-------- Supplied material
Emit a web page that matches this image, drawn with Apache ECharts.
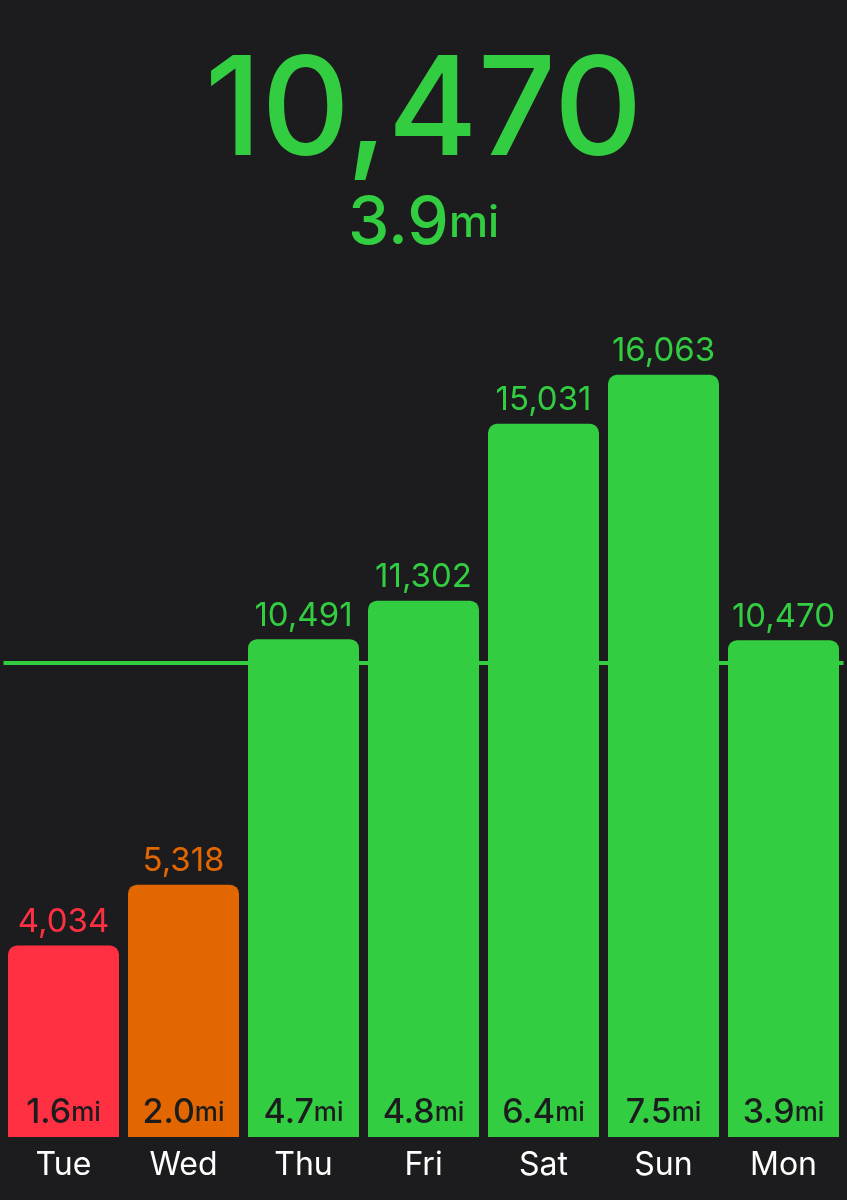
<!DOCTYPE html>
<html>
<head>
<meta charset="utf-8">
<style>
  html, body { margin: 0; padding: 0; background: #1c1c1e; }
  #main { width: 847px; height: 1200px; }
</style>
<script src="https://cdn.jsdelivr.net/npm/echarts@6/dist/echarts.min.js"></script>
</head>
<body>
<div id="main"></div>
<script>
const days = ['Tue', 'Wed', 'Thu', 'Fri', 'Sat', 'Sun', 'Mon']
const steps = [4034, 5318, 10491, 11302, 15031, 16063, 10470]
const miles = ['1.6', '2.0', '4.7', '4.8', '6.4', '7.5', '3.9']
const barColors = ['#ff3042', '#e36700', '#32cd40', '#32cd40', '#32cd40', '#32cd40', '#32cd40']
const goal = 10000
const todaySteps = '10,470'
const todayMiles = '3.9'

const GREEN = '#32cd40'
const BG = '#1c1c1e'
const FONT = 'Inter'

const chart = echarts.init(document.getElementById('main'))

const fmt = (v) => v.toLocaleString('en-US')

const option = {
  backgroundColor: BG,
  animation: false,
  title: [
    {
      text: todaySteps,
      left: 'center',
      top: 40,
      textStyle: { color: GREEN, fontSize: 137, fontWeight: 500, fontFamily: FONT },
    },
    {
      text: '{a|' + todayMiles + '}{b|mi}',
      left: 'center',
      top: 186,
      textStyle: {
        rich: {
          a: { color: GREEN, fontSize: 66, fontWeight: 500, fontFamily: FONT },
          b: { color: GREEN, fontSize: 44, fontWeight: 500, fontFamily: FONT },
        },
      },
    },
  ],
  grid: {
    left: 3.5,
    right: 3.5,
    bottom: 63,
    top: 188,
    containLabel: false,
  },
  xAxis: {
    type: 'category',
    data: days,
    axisLine: { show: false },
    axisTick: { show: false },
    axisLabel: { color: '#fff', fontSize: 32, fontFamily: FONT, margin: 12 },
  },
  yAxis: {
    type: 'value',
    min: 0,
    max: 20000,
    show: false,
    splitLine: { show: false },
  },
  series: [
    {
      type: 'bar',
      barCategoryGap: '7.5%',
      z: 2,
      data: steps.map((v, i) => ({
        value: v,
        itemStyle: { color: barColors[i], borderRadius: [9, 9, 0, 0] },
      })),
      label: {
        show: true,
        position: 'insideBottom',
        distance: 7,
        formatter: (p) => '{a|' + miles[p.dataIndex] + '}{b|mi}',
        rich: {
          a: { color: BG, fontSize: 34, fontWeight: 500, fontFamily: FONT },
          b: { color: BG, fontSize: 26, fontWeight: 500, fontFamily: FONT },
        },
      },
      markLine: {
        silent: true,
        symbol: 'none',
        label: { show: false },
        lineStyle: { color: GREEN, width: 4, type: 'solid' },
        data: [{ yAxis: goal }],
        z: 1,
      },
    },
    {
      type: 'bar',
      barGap: '-100%',
      barCategoryGap: '7.5%',
      z: 3,
      data: steps.map((v, i) => ({
        value: v,
        itemStyle: { color: 'transparent' },
        label: { color: barColors[i] },
      })),
      label: {
        show: true,
        position: 'top',
        distance: 7,
        fontSize: 33,
        fontFamily: FONT,
        formatter: (p) => fmt(p.value),
      },
    },
  ],
}

chart.setOption(option)
</script>
</body>
</html>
----------------
-- What you need to do --
Starting with the first line of the data above and ending with the line containing "const fmt = (v) => v.toLocaleString('en-US')", please restate every line exactly, leaving images out.

-- Finished answer --
Emit a web page that matches this image, drawn with Apache ECharts.
<!DOCTYPE html>
<html>
<head>
<meta charset="utf-8">
<style>
  html, body { margin: 0; padding: 0; background: #1c1c1e; }
  #main { width: 847px; height: 1200px; }
</style>
<script src="https://cdn.jsdelivr.net/npm/echarts@6/dist/echarts.min.js"></script>
</head>
<body>
<div id="main"></div>
<script>
const days = ['Tue', 'Wed', 'Thu', 'Fri', 'Sat', 'Sun', 'Mon']
const steps = [4034, 5318, 10491, 11302, 15031, 16063, 10470]
const miles = ['1.6', '2.0', '4.7', '4.8', '6.4', '7.5', '3.9']
const barColors = ['#ff3042', '#e36700', '#32cd40', '#32cd40', '#32cd40', '#32cd40', '#32cd40']
const goal = 10000
const todaySteps = '10,470'
const todayMiles = '3.9'

const GREEN = '#32cd40'
const BG = '#1c1c1e'
const FONT = 'Inter'

const chart = echarts.init(document.getElementById('main'))

const fmt = (v) => v.toLocaleString('en-US')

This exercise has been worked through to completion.